# Pics of Fabio!



## jayberrylee (Nov 14, 2008)

Here are some pictures of Fabio. :mrgreen:


----------



## allears.fan (Mar 20, 2010)

aww. sooo addorable.  
i totally luv the 4th one (2nd to last).


----------



## Sela (Apr 10, 2010)

Look at him, he's such a little ham! Fabio loves that camera.

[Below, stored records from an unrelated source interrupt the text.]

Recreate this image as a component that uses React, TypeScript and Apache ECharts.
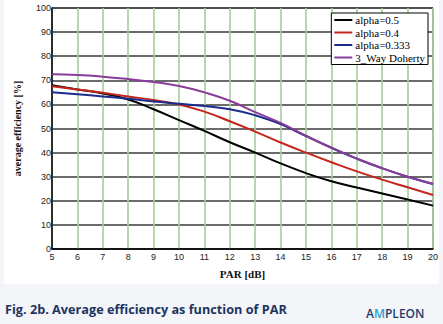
import React, { useEffect, useRef } from "react";
import * as echarts from "echarts";

const parValues = [5, 6, 7, 8, 9, 10, 11, 12, 13, 14, 15, 16, 17, 18, 19, 20];
const alpha05 = [68, 66.2, 64.5, 62, 58, 53.5, 49, 44.3, 40, 35.5, 31.5, 28.1, 25.5, 23, 20.5, 18];
const alpha04 = [67.5, 66.2, 64.8, 63.3, 61.8, 60, 57, 53, 48.7, 44.2, 40, 36, 32.2, 28.8, 25.6, 22.4];
const alpha0333 = [65, 64.2, 63.3, 62.3, 61.2, 60.3, 59.3, 58, 55.5, 51.8, 46.8, 42, 37.5, 33.5, 30, 27];
const doherty3 = [72.5, 72.2, 71.5, 70.5, 69.3, 67.6, 65, 61.5, 56.8, 52.3, 47, 42, 37.5, 33.5, 30, 27];
const seriesNames = ["alpha=0.5", "alpha=0.4", "alpha=0.333", "3_Way Doherty"];
const seriesColors = ["#000000", "#c4261c", "#1c2c8c", "#8a3c9a"];

export default function App() {
  const ref = useRef<HTMLDivElement>(null);
  useEffect(() => {
    if (!ref.current) return;
    const chart = echarts.init(ref.current, undefined, { renderer: "svg" });
    const datasets = [alpha05, alpha04, alpha0333, doherty3];
    chart.setOption({
      animation: false,
      backgroundColor: "#f3f5f8",
      graphic: [
        {
          type: "rect",
          shape: { x: 4, y: 0, width: 435, height: 284 },
          style: { fill: "#ffffff" },
          z: -10,
          silent: true,
        },
        {
          type: "text",
          x: 5,
          y: 302,
          style: {
            text: "Fig. 2b. Average efficiency as function of PAR",
            font: "bold 12.7px 'Open Sans'",
            fill: "#1d3461",
          },
        },
        {
          type: "text",
          x: 366,
          y: 306,
          style: {
            text: "{a|A}{m|M}{a|PLEON}",
            rich: {
              a: { fontFamily: "'Open Sans'", fontWeight: 600, fontSize: 12, lineHeight: 14, fill: "#1f3d6e" },
              m: { fontFamily: "'Open Sans'", fontWeight: 600, fontSize: 12, lineHeight: 14, fill: "#2b9fd6" },
            },
          },
        },
      ],
      grid: {
        left: 52,
        right: 10,
        top: 8,
        bottom: 75,
        show: true,
        borderColor: "#333",
        borderWidth: 1,
      },
      legend: {
        data: seriesNames,
        orient: "vertical",
        right: 15,
        top: 13,
        icon: "rect",
        itemWidth: 18,
        itemHeight: 2,
        itemGap: 0.5,
        padding: [1, 3, 1, 3],
        borderColor: "#000",
        borderWidth: 1,
        backgroundColor: "#fff",
        textStyle: {
          fontFamily: "'Liberation Serif'",
          fontSize: 11,
          color: "#000",
          lineHeight: 12,
          padding: [0, 0, 0, -2],
        },
      },
      xAxis: {
        type: "value",
        min: 5,
        max: 20,
        interval: 1,
        name: "PAR [dB]",
        nameLocation: "middle",
        nameGap: 19,
        nameTextStyle: {
          fontFamily: "'Liberation Serif'",
          fontSize: 11,
          fontWeight: "bold",
          color: "#111",
        },
        axisLine: { show: true, lineStyle: { color: "#000", width: 1.5 } },
        axisTick: { show: false },
        axisLabel: { fontFamily: "Arial, 'Liberation Sans'", fontSize: 9, color: "#222", margin: 3 },
        splitLine: { show: true, lineStyle: { color: "#a4cf9a", width: 1.6 } },
      },
      yAxis: {
        type: "value",
        min: 0,
        max: 100,
        interval: 10,
        name: "average efficiency [%]",
        nameLocation: "middle",
        nameGap: 30,
        nameTextStyle: {
          fontFamily: "'Liberation Serif'",
          fontSize: 10,
          fontWeight: "bold",
          color: "#111",
        },
        axisLine: { show: true, lineStyle: { color: "#000", width: 1.5 } },
        axisTick: { show: false },
        axisLabel: { fontFamily: "Arial, 'Liberation Sans'", fontSize: 9, color: "#222", margin: 1 },
        splitLine: { show: true, lineStyle: { color: "#3a3a3a", width: 1.5 } },
      },
      series: datasets.map((d, i) => ({
        name: seriesNames[i],
        type: "line",
        smooth: true,
        showSymbol: false,
        symbol: "none",
        data: parValues.map((x, j) => [x, d[j]]),
        lineStyle: { color: seriesColors[i], width: 2 },
        itemStyle: { color: seriesColors[i] },
        z: 3 + i,
      })),
    });
    return () => chart.dispose();
  }, []);
  return (
    <div
      ref={ref}
      style={{ position: "fixed", left: 0, top: 0, width: 443, height: 324 }}
    />
  );
}
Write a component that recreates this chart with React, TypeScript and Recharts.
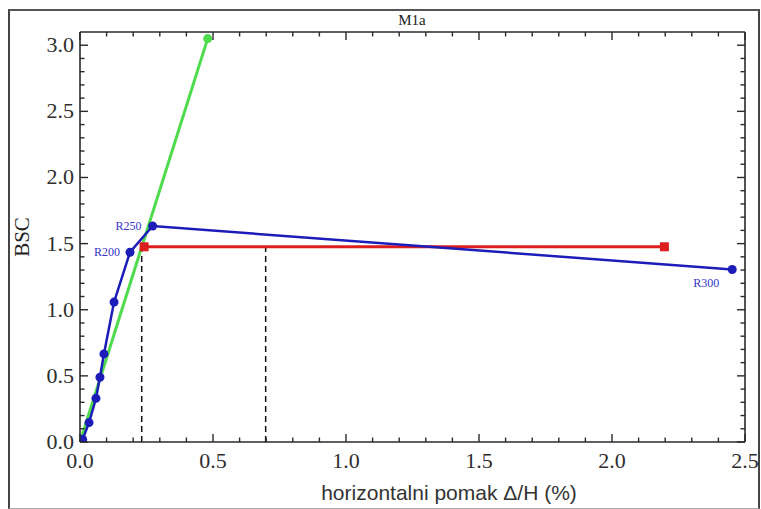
import React from 'react';
import { LineChart, Line, XAxis, YAxis, LabelList } from 'recharts';

// pushover curve, blue
const blueData = [
  { x: 0.01, y: 0.02, name: '' },
  { x: 0.034, y: 0.147, name: '' },
  { x: 0.06, y: 0.33, name: '' },
  { x: 0.075, y: 0.49, name: '' },
  { x: 0.09, y: 0.666, name: '' },
  { x: 0.128, y: 1.058, name: '' },
  { x: 0.188, y: 1.435, name: 'R200' },
  { x: 0.273, y: 1.633, name: 'R250' },
  { x: 2.452, y: 1.304, name: 'R300' },
];

// elastic stiffness line
const greenData = [
  { x: 0, y: 0 },
  { x: 0.48, y: 3.05 },
];

// bilinear idealisation
const redData = [
  { x: 0.241, y: 1.476 },
  { x: 2.197, y: 1.476 },
];

const dashA = [
  { x: 0.232, y: 0 },
  { x: 0.232, y: 1.476 },
];
const dashB = [
  { x: 0.698, y: 0 },
  { x: 0.698, y: 1.476 },
];

const xTicks = [0, 0.1, 0.2, 0.3, 0.4, 0.5, 0.6, 0.7, 0.8, 0.9, 1.0, 1.1, 1.2, 1.3, 1.4, 1.5, 1.6, 1.7, 1.8, 1.9, 2.0, 2.1, 2.2, 2.3, 2.4, 2.5];
const yTicks = [0, 0.1, 0.2, 0.3, 0.4, 0.5, 0.6, 0.7, 0.8, 0.9, 1.0, 1.1, 1.2, 1.3, 1.4, 1.5, 1.6, 1.7, 1.8, 1.9, 2.0, 2.1, 2.2, 2.3, 2.4, 2.5, 2.6, 2.7, 2.8, 2.9, 3.0];

const BLUE = '#1c1cb8';
const GREEN = '#4cdc4c';
const RED = '#dc1e1e';
const FRAME = '#2a2a2a';
const SERIF = '"Liberation Serif", "DejaVu Serif", serif';

const isMajor = (v: number) => Math.abs(v * 2 - Math.round(v * 2)) < 1e-6;
const tickLen = (v: number) => (isMajor(v) ? 8 : 4.5);

const labelOffsets: Record<string, { dx: number; dy: number; anchor: 'end' | 'middle' }> = {
  R200: { dx: -10, dy: 4, anchor: 'end' },
  R250: { dx: -11, dy: 4, anchor: 'end' },
  R300: { dx: -26, dy: 17, anchor: 'middle' },
};

const tickText = { fontFamily: SERIF, fontSize: 22, fill: '#2e2e2e' };

function BottomTick(props: any) {
  const { x, y, payload } = props;
  const v = payload.value;
  return (
    <g>
      <line x1={x} x2={x} y1={y} y2={y - tickLen(v)} stroke={FRAME} strokeWidth={1.4} />
      {isMajor(v) && (
        <text x={x} y={y + 26} textAnchor="middle" {...tickText}>
          {v.toFixed(1)}
        </text>
      )}
    </g>
  );
}

function TopTick(props: any) {
  const { x, y, payload } = props;
  const v = payload.value;
  return <line x1={x} x2={x} y1={y} y2={y + tickLen(v)} stroke={FRAME} strokeWidth={1.4} />;
}

function LeftTick(props: any) {
  const { x, y, payload } = props;
  const v = payload.value;
  return (
    <g>
      <line x1={x} x2={x + tickLen(v)} y1={y} y2={y} stroke={FRAME} strokeWidth={1.4} />
      {isMajor(v) && (
        <text x={x - 6} y={y + 7} textAnchor="end" {...tickText}>
          {v.toFixed(1)}
        </text>
      )}
    </g>
  );
}

function RightTick(props: any) {
  const { x, y, payload } = props;
  const v = payload.value;
  return <line x1={x} x2={x - tickLen(v)} y1={y} y2={y} stroke={FRAME} strokeWidth={1.4} />;
}

function BlueLabel(props: any) {
  const { x, y, value } = props;
  const o = labelOffsets[value];
  if (!o) return null;
  return (
    <text x={x + o.dx} y={y + o.dy} textAnchor={o.anchor} fontFamily={SERIF} fontSize={12} fill="#3535c8">
      {value}
    </text>
  );
}

const SquareDot = (props: any) => {
  const { cx, cy, index } = props;
  return <rect key={index} x={cx - 4.5} y={cy - 4.5} width={9} height={9} fill={RED} />;
};

const axisLine = { stroke: FRAME, strokeWidth: 1.6 };

export default function App() {
  return (
    <div style={{ position: 'absolute', left: 0, top: 0, width: 761, height: 509, background: '#fff' }}>
      <div
        style={{
          position: 'absolute',
          left: 8,
          top: 9,
          width: 748,
          height: 497,
          borderLeft: '2px solid #444',
          borderTop: '2px solid #555',
          borderRight: '2px solid #444',
          borderBottom: '1px solid #aaa',
        }}
      />
      <div style={{ position: 'absolute', left: 0, top: 0 }}>
        <LineChart width={761} height={509} margin={{ top: 22, right: 6, bottom: 37, left: 40 }}>
          <XAxis
            xAxisId={0}
            type="number"
            dataKey="x"
            domain={[0, 2.5]}
            ticks={xTicks}
            interval={0}
            height={30}
            tickSize={0}
            tickMargin={0}
            tickLine={false}
            axisLine={axisLine}
            tick={BottomTick}
            allowDataOverflow
          />
          <XAxis
            xAxisId="top"
            orientation="top"
            type="number"
            dataKey="x"
            domain={[0, 2.5]}
            ticks={xTicks}
            interval={0}
            height={10}
            tickSize={0}
            tickMargin={0}
            tickLine={false}
            axisLine={axisLine}
            tick={TopTick}
            allowDataOverflow
          />
          <YAxis
            yAxisId={0}
            type="number"
            domain={[0, 3.1]}
            ticks={yTicks}
            interval={0}
            width={40}
            tickSize={0}
            tickMargin={0}
            tickLine={false}
            axisLine={axisLine}
            tick={LeftTick}
            allowDataOverflow
          />
          <YAxis
            yAxisId="right"
            orientation="right"
            type="number"
            domain={[0, 3.1]}
            ticks={yTicks}
            interval={0}
            width={10}
            tickSize={0}
            tickMargin={0}
            tickLine={false}
            axisLine={axisLine}
            tick={RightTick}
            allowDataOverflow
          />
          <Line data={dashA} dataKey="y" stroke="#111" strokeWidth={1.5} strokeDasharray="6 4" dot={false} isAnimationActive={false} />
          <Line data={dashB} dataKey="y" stroke="#111" strokeWidth={1.5} strokeDasharray="6 4" dot={false} isAnimationActive={false} />
          <Line data={redData} dataKey="y" stroke={RED} strokeWidth={3} dot={SquareDot} isAnimationActive={false} />
          <Line data={greenData} dataKey="y" stroke={GREEN} strokeWidth={3} dot={{ r: 3, fill: GREEN, stroke: GREEN }} isAnimationActive={false} />
          <Line data={blueData} dataKey="y" stroke={BLUE} strokeWidth={2.5} dot={{ r: 4.5, fill: BLUE, stroke: BLUE, strokeWidth: 0 }} isAnimationActive={false}>
            <LabelList dataKey="name" content={BlueLabel} />
          </Line>
        </LineChart>
      </div>
      <div style={{ position: 'absolute', left: 312, width: 200, top: 12, textAlign: 'center', fontFamily: SERIF, fontSize: 15, color: '#222' }}>
        M1a
      </div>
      <div
        style={{
          position: 'absolute',
          left: 22,
          top: 237,
          transform: 'translate(-50%, -50%) rotate(-90deg)',
          fontFamily: SERIF,
          fontSize: 21,
          color: '#222',
          whiteSpace: 'nowrap',
        }}
      >
        BSC
      </div>
      <div
        style={{
          position: 'absolute',
          left: 199,
          width: 500,
          top: 481,
          textAlign: 'center',
          fontFamily: '"Liberation Sans", Arial, sans-serif',
          fontSize: 21,
          color: '#333',
          whiteSpace: 'nowrap',
        }}
      >
        horizontalni pomak Δ/H (%)
      </div>
    </div>
  );
}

I'm especially fond of picture number two, the sepia tones are lovely.


----------



## PJM (May 7, 2010)

Fabio is fabulous!! What cute expressions he has! My favorite is #4. Looks like he's blowing kisses.


----------



## LarryT (May 12, 2009)

PJM said:


> Fabio is fabulous!! What cute expressions he has! My favorite is #4. Looks like he's blowing kisses.


Ditto! Fabio is fabulous


----------



## jdlover90 (Jun 14, 2010)

Fabio is absolutely adorable!! 
He's such a model!  I'm sure you're very proud! 
My favorite pictures of him have to be the first one and the bottom two!
He's so cute! lol :lol:


----------



## Hedgieonboard (Nov 15, 2009)

Too adorable, he looks like he is really enjoying it


----------



## tie-dye hedgie (Dec 19, 2009)

All of your pictures are great, he seems to really love the camera!


----------



## Godzilla Girl (May 23, 2009)

How lucky you are to have such a cute and cooperative little guy! :mrgreen:


----------



## jayberrylee (Nov 14, 2008)

Thanks for all the replies! :mrgreen:


----------



## Tasha (Feb 24, 2009)

oh wow, so adorable. Loving the 2nd one.


----------



## Nancy (Aug 22, 2008)

Somehow I missed this. He is simply adorable. Great pictures.


----------



## fracturedcircle (May 31, 2010)

ohhh, hedgie facial expressions never cease to amaze me!!!


----------



## shetland (Sep 2, 2008)

I missed this too. What an adorable baby! (Adds to hedgienapping list).


----------